### What to produce
Retype only what runs from the first line of the records to the line with "dB) -- (\f.west);", inclusive, and no pictures.
====== Records shown ======
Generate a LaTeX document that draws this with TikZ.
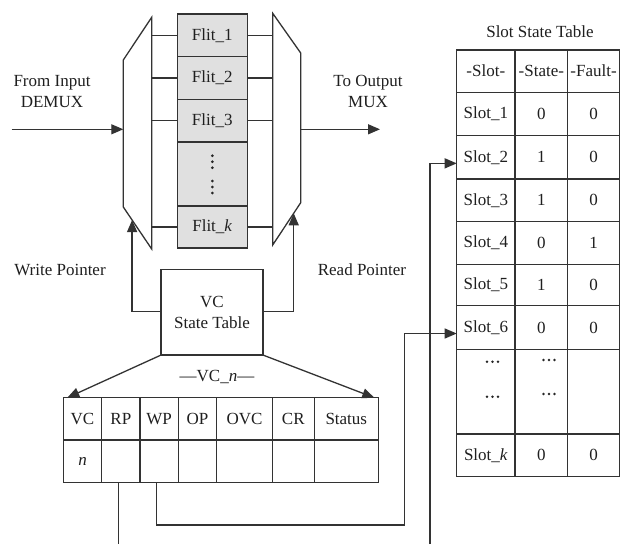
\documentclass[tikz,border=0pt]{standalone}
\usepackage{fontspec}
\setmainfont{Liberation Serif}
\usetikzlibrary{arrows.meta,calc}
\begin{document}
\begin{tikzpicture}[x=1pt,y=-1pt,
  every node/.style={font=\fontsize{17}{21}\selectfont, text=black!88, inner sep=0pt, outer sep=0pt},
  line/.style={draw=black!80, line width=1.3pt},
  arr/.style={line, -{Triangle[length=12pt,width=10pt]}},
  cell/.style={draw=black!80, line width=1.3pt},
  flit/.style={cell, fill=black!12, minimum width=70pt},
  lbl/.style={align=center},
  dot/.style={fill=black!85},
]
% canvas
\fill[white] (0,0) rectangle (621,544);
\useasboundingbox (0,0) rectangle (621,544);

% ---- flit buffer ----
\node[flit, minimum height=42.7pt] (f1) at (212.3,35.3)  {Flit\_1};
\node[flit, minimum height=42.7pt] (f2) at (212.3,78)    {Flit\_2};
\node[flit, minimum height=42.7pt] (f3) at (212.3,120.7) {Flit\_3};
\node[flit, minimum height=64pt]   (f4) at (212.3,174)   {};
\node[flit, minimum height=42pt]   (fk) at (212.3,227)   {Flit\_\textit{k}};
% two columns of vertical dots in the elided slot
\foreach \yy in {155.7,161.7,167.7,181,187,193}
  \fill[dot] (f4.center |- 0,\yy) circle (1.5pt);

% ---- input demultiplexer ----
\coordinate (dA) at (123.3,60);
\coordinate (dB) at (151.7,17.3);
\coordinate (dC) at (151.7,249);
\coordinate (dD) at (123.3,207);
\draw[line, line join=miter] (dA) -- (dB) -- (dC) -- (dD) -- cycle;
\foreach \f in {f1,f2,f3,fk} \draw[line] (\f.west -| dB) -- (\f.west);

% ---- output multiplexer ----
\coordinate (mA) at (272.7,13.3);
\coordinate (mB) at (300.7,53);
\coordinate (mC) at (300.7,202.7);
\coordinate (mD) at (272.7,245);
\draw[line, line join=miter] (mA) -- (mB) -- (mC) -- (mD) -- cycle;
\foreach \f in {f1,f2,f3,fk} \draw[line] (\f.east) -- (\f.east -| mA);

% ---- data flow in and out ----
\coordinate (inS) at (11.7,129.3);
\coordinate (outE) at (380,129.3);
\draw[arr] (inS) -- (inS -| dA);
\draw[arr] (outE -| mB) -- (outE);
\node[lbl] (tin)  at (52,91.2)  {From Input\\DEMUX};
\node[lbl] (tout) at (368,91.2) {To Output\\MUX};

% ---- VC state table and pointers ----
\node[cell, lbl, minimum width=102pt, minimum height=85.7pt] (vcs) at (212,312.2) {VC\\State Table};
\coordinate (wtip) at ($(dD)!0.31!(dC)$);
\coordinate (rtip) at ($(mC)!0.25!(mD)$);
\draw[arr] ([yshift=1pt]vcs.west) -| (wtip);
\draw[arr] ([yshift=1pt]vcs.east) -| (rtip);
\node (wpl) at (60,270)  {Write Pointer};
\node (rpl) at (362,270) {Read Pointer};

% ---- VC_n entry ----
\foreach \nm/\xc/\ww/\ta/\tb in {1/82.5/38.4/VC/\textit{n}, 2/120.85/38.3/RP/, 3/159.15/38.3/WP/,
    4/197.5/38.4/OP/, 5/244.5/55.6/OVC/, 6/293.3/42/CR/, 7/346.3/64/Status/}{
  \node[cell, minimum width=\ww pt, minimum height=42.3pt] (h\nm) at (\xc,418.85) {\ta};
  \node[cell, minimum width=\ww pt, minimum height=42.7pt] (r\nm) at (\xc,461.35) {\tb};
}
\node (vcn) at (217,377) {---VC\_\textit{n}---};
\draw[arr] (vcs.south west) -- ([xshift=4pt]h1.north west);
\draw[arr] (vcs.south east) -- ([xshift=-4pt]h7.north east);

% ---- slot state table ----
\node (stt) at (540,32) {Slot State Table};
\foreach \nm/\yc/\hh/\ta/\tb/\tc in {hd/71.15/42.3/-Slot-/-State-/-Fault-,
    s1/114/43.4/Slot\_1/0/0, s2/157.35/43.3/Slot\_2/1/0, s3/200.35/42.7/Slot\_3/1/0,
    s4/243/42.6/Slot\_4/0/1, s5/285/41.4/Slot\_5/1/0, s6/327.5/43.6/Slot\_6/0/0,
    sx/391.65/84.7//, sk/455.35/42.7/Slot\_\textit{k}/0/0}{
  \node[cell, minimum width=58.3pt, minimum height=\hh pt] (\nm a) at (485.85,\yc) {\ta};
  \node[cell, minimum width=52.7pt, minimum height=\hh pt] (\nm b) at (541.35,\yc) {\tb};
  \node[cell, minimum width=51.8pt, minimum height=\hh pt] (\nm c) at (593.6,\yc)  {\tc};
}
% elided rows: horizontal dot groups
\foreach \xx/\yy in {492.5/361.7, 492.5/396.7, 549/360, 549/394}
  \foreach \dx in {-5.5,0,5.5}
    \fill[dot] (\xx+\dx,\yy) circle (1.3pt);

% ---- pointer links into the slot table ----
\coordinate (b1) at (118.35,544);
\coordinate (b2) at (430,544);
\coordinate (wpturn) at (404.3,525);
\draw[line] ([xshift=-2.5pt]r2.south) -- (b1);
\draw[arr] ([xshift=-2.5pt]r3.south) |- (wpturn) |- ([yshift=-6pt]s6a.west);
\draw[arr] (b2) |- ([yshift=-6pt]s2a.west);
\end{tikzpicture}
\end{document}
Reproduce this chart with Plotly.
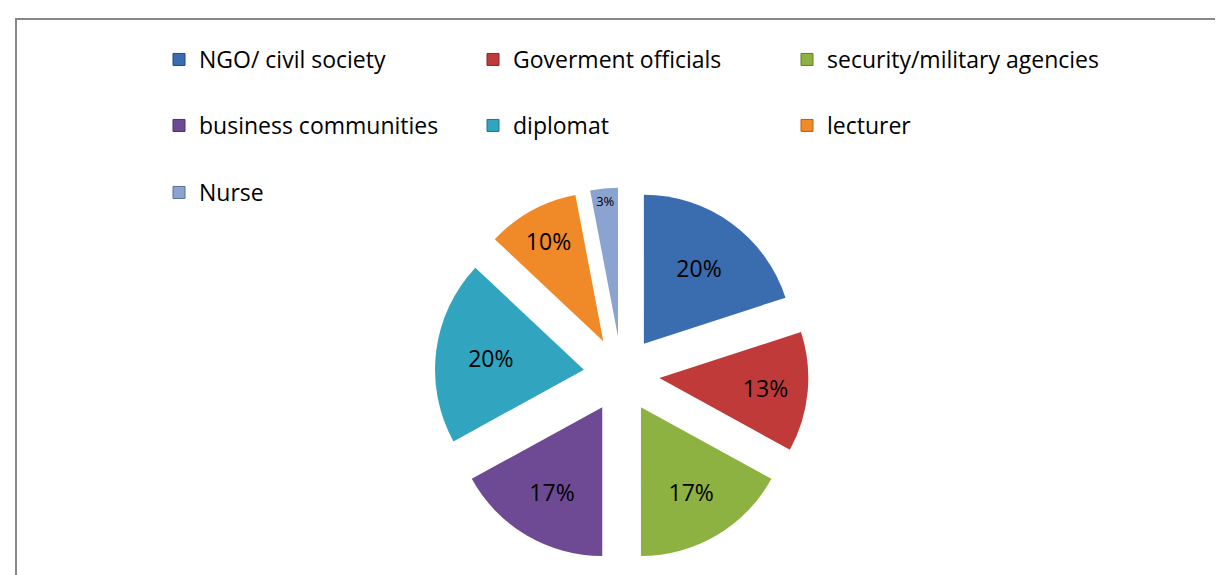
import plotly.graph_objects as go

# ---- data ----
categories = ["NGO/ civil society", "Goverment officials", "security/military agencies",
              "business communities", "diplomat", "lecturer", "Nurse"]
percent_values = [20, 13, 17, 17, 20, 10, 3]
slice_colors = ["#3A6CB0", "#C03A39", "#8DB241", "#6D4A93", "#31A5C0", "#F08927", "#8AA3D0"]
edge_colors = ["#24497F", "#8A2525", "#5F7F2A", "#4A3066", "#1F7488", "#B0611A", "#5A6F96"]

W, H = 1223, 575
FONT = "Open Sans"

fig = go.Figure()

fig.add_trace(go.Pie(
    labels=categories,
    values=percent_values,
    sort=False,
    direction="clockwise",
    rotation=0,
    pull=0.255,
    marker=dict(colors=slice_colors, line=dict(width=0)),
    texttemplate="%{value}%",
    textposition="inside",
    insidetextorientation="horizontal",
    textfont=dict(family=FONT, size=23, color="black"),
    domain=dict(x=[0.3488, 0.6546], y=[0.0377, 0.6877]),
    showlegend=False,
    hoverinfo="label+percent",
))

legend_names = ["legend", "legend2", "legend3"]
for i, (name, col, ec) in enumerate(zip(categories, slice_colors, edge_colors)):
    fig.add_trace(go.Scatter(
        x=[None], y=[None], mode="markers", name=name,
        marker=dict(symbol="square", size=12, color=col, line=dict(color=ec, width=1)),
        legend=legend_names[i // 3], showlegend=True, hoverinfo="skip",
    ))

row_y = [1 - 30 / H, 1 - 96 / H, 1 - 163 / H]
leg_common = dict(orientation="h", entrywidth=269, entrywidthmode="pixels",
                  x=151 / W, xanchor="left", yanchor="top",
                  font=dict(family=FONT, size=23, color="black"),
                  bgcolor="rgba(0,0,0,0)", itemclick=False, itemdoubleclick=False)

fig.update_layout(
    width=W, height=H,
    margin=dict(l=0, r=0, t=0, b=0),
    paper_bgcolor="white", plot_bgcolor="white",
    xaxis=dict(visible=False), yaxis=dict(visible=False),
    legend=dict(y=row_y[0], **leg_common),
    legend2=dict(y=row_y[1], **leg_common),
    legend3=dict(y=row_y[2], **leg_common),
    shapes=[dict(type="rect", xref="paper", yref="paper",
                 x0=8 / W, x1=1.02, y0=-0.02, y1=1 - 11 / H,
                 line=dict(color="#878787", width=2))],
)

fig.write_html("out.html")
======
### Solution below
Generate a LaTeX document that draws this with TikZ.
\documentclass[tikz,border=0pt]{standalone}
\usepackage{fontspec}
\setmainfont{Liberation Serif}
\usetikzlibrary{arrows.meta,calc}
\begin{document}
\begin{tikzpicture}[x=1pt,y=-1pt,
  every node/.style={font=\fontsize{17}{21}\selectfont, text=black!88, inner sep=0pt, outer sep=0pt},
  line/.style={draw=black!80, line width=1.3pt},
  arr/.style={line, -{Triangle[length=12pt,width=10pt]}},
  cell/.style={draw=black!80, line width=1.3pt},
  flit/.style={cell, fill=black!12, minimum width=70pt},
  lbl/.style={align=center},
  dot/.style={fill=black!85},
]
% canvas
\fill[white] (0,0) rectangle (621,544);
\useasboundingbox (0,0) rectangle (621,544);

% ---- flit buffer ----
\node[flit, minimum height=42.7pt] (f1) at (212.3,35.3)  {Flit\_1};
\node[flit, minimum height=42.7pt] (f2) at (212.3,78)    {Flit\_2};
\node[flit, minimum height=42.7pt] (f3) at (212.3,120.7) {Flit\_3};
\node[flit, minimum height=64pt]   (f4) at (212.3,174)   {};
\node[flit, minimum height=42pt]   (fk) at (212.3,227)   {Flit\_\textit{k}};
% two columns of vertical dots in the elided slot
\foreach \yy in {155.7,161.7,167.7,181,187,193}
  \fill[dot] (f4.center |- 0,\yy) circle (1.5pt);

% ---- input demultiplexer ----
\coordinate (dA) at (123.3,60);
\coordinate (dB) at (151.7,17.3);
\coordinate (dC) at (151.7,249);
\coordinate (dD) at (123.3,207);
\draw[line, line join=miter] (dA) -- (dB) -- (dC) -- (dD) -- cycle;
\foreach \f in {f1,f2,f3,fk} \draw[line] (\f.west -| dB) -- (\f.west);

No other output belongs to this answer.